One or more countries could well quit the eurozone within the next two years, Anil K Kashyap said at Chicago Booth’s Economic Outlook 2013 in London.
Kashyap, Edward Eagle Brown Professor of Economics and Finance at Chicago Booth, said there were a number of potential triggers for a “collapse” of the single currency area.
The immediate threat was that reforms in Greece “destroyed” the political support for the government in Athens, forcing it to abandon the measures demanded by the European Union and International Monetary Fund as part of the bailouts.
“I don’t know how long you can run a country when the youth unemployment rate is at 50 percent, but I think we’re going to find out soon in Greece,” Kashyap said.
In Germany, the campaign leading up to elections later this year could ratchet up the pressure on chancellor Angela Merkel to impose tougher conditions if another eurozone country such as Cyprus needs a bailout, a move that would unnerve other indebted countries.
The most likely trigger of a eurozone breakup would be the exit of a stronger country, Kashyap said. “If you get out and your currency appreciates, the economics of the problem become much less.”
He said public appetite in Finland for further bailouts was very limited. “They sit next door to Sweden and Norway, who live happily outside the euro area.
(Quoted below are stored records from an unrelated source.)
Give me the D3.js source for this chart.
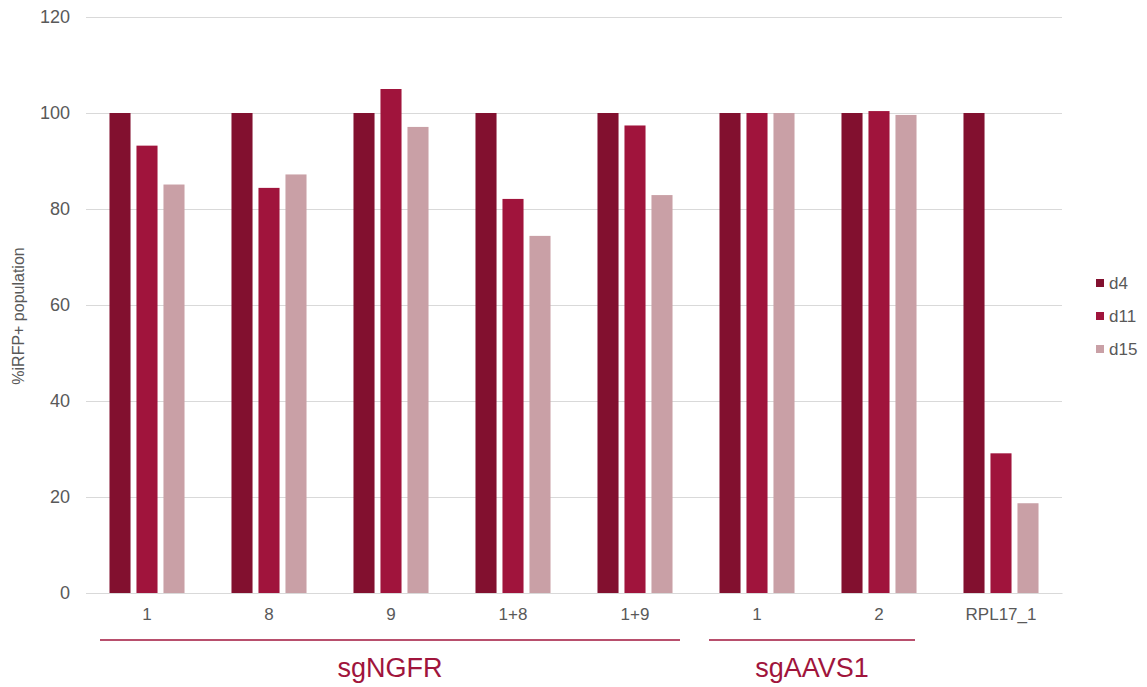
<!DOCTYPE html>
<html>
<head>
<meta charset="utf-8">
<script src="https://cdn.jsdelivr.net/npm/d3@7"></script>
<style>
  html, body { margin: 0; padding: 0; background: #fff; }
  svg { display: block; font-family: "Liberation Sans", Arial, sans-serif; }
</style>
</head>
<body>
<svg id="chart" width="1147" height="687"></svg>
<script>
// Guide names along the x axis
const categories = ["1", "8", "9", "1+8", "1+9", "1", "2", "RPL17_1"];
const seriesNames = ["d4", "d11", "d15"];
const d4  = [100, 100, 100, 100, 100, 100, 100, 100];
const d11 = [93.2, 84.4, 105.0, 82.1, 97.4, 100, 100.4, 29.1];
const d15 = [85.1, 87.2, 97.1, 74.4, 82.9, 100, 99.6, 18.7];
const yTicks = [0, 20, 40, 60, 80, 100, 120];
// Bracketed groups below the axis: first and last category index
const groups = [
  { label: "sgNGFR", from: 0, to: 4, inset: [14, 16] },
  { label: "sgAAVS1", from: 5, to: 6, inset: [13, 25] }
];
const colors = ["#82102f", "#a0143c", "#c9a0a6"];

const svg = d3.select("#chart");
const margin = { left: 86, right: 85, top: 17, bottom: 94 };
const W = 1147, H = 687;
const plotW = W - margin.left - margin.right;
const plotH = H - margin.top - margin.bottom;

const seriesValues = [d4, d11, d15];
const rows = categories.map((c, i) => ({
  key: i,
  name: c,
  values: seriesNames.map((s, j) => ({ series: s, value: seriesValues[j][i], j }))
}));

const x0 = d3.scaleBand().domain(d3.range(categories.length)).range([margin.left, margin.left + plotW]).paddingInner(0).paddingOuter(0);
const x1 = d3.scaleBand().domain(d3.range(seriesNames.length)).range([0, x0.bandwidth()]).paddingInner(0.22).paddingOuter(0.87);
const y = d3.scaleLinear().domain([0, 120]).range([margin.top + plotH, margin.top]);

// Horizontal gridlines
const yAxis = d3.axisLeft(y).tickValues(yTicks).tickSize(-plotW).tickPadding(16);
const gy = svg.append("g").attr("transform", `translate(${margin.left},0)`).call(yAxis);
gy.select(".domain").remove();
gy.selectAll(".tick line").attr("stroke", "#d9d9d9").attr("stroke-width", 1);
gy.selectAll(".tick text").attr("fill", "#595959").style("font-size", "18px");

// Bars
const g = svg.append("g");
g.selectAll("g.cat").data(rows).join("g")
  .attr("class", "cat")
  .attr("transform", d => `translate(${x0(d.key)},0)`)
  .selectAll("rect").data(d => d.values).join("rect")
  .attr("x", d => x1(d.j))
  .attr("width", x1.bandwidth())
  .attr("y", d => y(d.value))
  .attr("height", d => y(0) - y(d.value))
  .attr("fill", d => colors[d.j]);

// Category axis labels
const xAxis = d3.axisBottom(x0).tickFormat(i => categories[i]).tickSize(0).tickPadding(15);
const gx = svg.append("g").attr("transform", `translate(0,${y(0)})`).call(xAxis);
gx.select(".domain").attr("stroke", "#d9d9d9");
gx.selectAll(".tick text").attr("fill", "#595959").style("font-size", "17px");

// Y axis title
svg.append("text")
  .attr("transform", `translate(24,316) rotate(-90)`)
  .attr("text-anchor", "middle")
  .attr("fill", "#595959")
  .style("font-size", "16px")
  .text("%iRFP+ population");

// Group brackets
const lineY = 640;
groups.forEach(gr => {
  const xa = x0(gr.from) + gr.inset[0];
  const xb = x0(gr.to) + x0.bandwidth() - gr.inset[1];
  svg.append("line")
    .attr("x1", xa).attr("x2", xb).attr("y1", lineY).attr("y2", lineY)
    .attr("stroke", "#a0143c").attr("stroke-width", 1.3);
  svg.append("text")
    .attr("x", (xa + xb) / 2).attr("y", 677)
    .attr("text-anchor", "middle")
    .attr("fill", "#a0143c")
    .style("font-size", "27px")
    .text(gr.label);
});

// Legend
const legend = svg.append("g").attr("transform", "translate(1096,283)");
seriesNames.forEach((s, j) => {
  const row = legend.append("g").attr("transform", `translate(0,${j * 33})`);
  row.append("rect").attr("x", 0).attr("y", -4).attr("width", 8).attr("height", 8).attr("fill", colors[j]);
  row.append("text").attr("x", 13).attr("y", 0).attr("dy", "0.35em")
    .attr("fill", "#595959").style("font-size", "17px").text(s);
});
</script>
</body>
</html>
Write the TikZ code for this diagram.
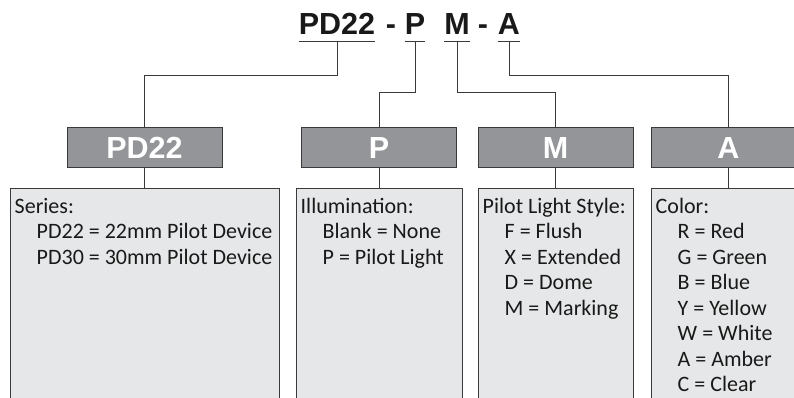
\documentclass[tikz,border=0pt]{standalone}
\usepackage{fontspec}
\setmainfont{Carlito}
\newfontfamily\codefont{Liberation Sans}
\usetikzlibrary{calc}

\definecolor{hdrgray}{HTML}{939598}
\definecolor{boxgray}{HTML}{E6E7E8}
\definecolor{linegray}{HTML}{3A3A3A}

\tikzset{
  code/.style={inner sep=0pt, anchor=base, text=black!90, font=\codefont\bfseries\fontsize{30.5}{30.5}\selectfont},
  hdr/.style={draw=linegray, line width=1pt, fill=hdrgray, minimum width=155pt, minimum height=40pt, inner sep=0pt, text=white, font=\codefont\bfseries\fontsize{30.5}{30.5}\selectfont},
  info/.style={draw=linegray, line width=1pt, fill=boxgray, anchor=north, minimum height=240pt, inner sep=0pt},
  infotext/.style={anchor=north west, inner xsep=5pt, inner ysep=0pt, align=left, text=black!90, font=\fontsize{22}{25.5}\selectfont},
  link/.style={draw=linegray, line width=1pt}
}
\newcommand{\sub}{\\\hspace*{22pt}}

\begin{document}
\begin{tikzpicture}[x=1pt,y=-1pt]
\useasboundingbox (0,0) rectangle (794,398);
\clip (0,0) rectangle (794,398);

% the ordering code
\node[code] (cSeries) at (337,35) {PD22};
\node[code] (dashA) at (391,35) {-};
\node[code] (cIllum) at (415,35) {P};
\node[code] (cStyle) at (457,35) {M};
\node[code] (dashB) at (483,35) {-};
\node[code] (cColor) at (509,35) {A};
\foreach \c in {cSeries,cIllum,cStyle,cColor}
  \draw[link] ([yshift=-7pt]\c.base west) -- ([yshift=-7pt]\c.base east);

% headers
\node[hdr] (hSeries) at (144.5,148) {PD22};
\node[hdr] (hIllum) at (379,148) {P};
\node[hdr] (hStyle) at (555.5,148) {M};
\node[hdr] (hColor) at (728.5,148) {A};

% boxes
\node[info, minimum width=269pt] (iSeries) at (144.5,188) {};
\node[info, minimum width=166pt] (iIllum) at (379,188) {};
\node[info, minimum width=155pt] (iStyle) at (555.5,188) {};
\node[info, minimum width=155pt] (iColor) at (728.5,188) {};

\node[infotext] (tSeries) at (iSeries.north west) {\rule{0pt}{25pt}Series:\sub PD22 = 22mm Pilot Device\sub PD30 = 30mm Pilot Device};
\node[infotext] (tIllum) at (iIllum.north west) {\rule{0pt}{25pt}Illumination:\sub Blank = None\sub P = Pilot Light};
\node[infotext] (tStyle) at (iStyle.north west) {\rule{0pt}{25pt}Pilot Light Style:\sub F = Flush\sub X = Extended\sub D = Dome\sub M = Marking};
\node[infotext] (tColor) at (iColor.north west) {\rule{0pt}{25pt}Color:\sub R = Red\sub G = Green\sub B = Blue\sub Y = Yellow\sub W = White\sub A = Amber\sub C = Clear};

% connectors
\draw[link] ([yshift=-7pt]cSeries.base) -- ++(0,34) -| (hSeries.north);
\draw[link] ([yshift=-7pt]cIllum.base) -- ++(0,51) -| (hIllum.north);
\draw[link] ([yshift=-7pt]cStyle.base) -- ++(0,51) -| (hStyle.north);
\draw[link] ([yshift=-7pt]cColor.base) -- ++(0,34) -| (hColor.north);
\foreach \n in {Series,Illum,Style,Color}
  \draw[link] (h\n.south) -- (i\n.north);
\end{tikzpicture}
\end{document}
You ask them what they have in common with the Spanish, Italians, and Greeks, and they look at you like you’ve got three noses.”
He put the probability at “a little over 50 percent” that either Finland would leave voluntarily or one of the weak countries would drop out by 2015.
“If Finland did go out of the euro, what’s to stop other strong countries from saying ‘Hey, why don’t we do that?’ Once someone has done it then the costs for everyone else would be much lower.”
Kashyap said at some point there needs to be an honest discussion about the cost to the strong countries of supporting the weak ones. “Part of the problem is that politicians keep pretending that all of this is free and that no one has to pay for it,” he said.
According to Kashyap, the bigger eurozone economies should hold referenda to give their citizens a choice of whether to keep the euro project intact, and leaders should explicitly spell out the costs of not doing so. “Were that to happen, I think it would be pretty easy to keep the whole thing together, but the politicians have this view that you can’t handle the truth,” Kashyap said.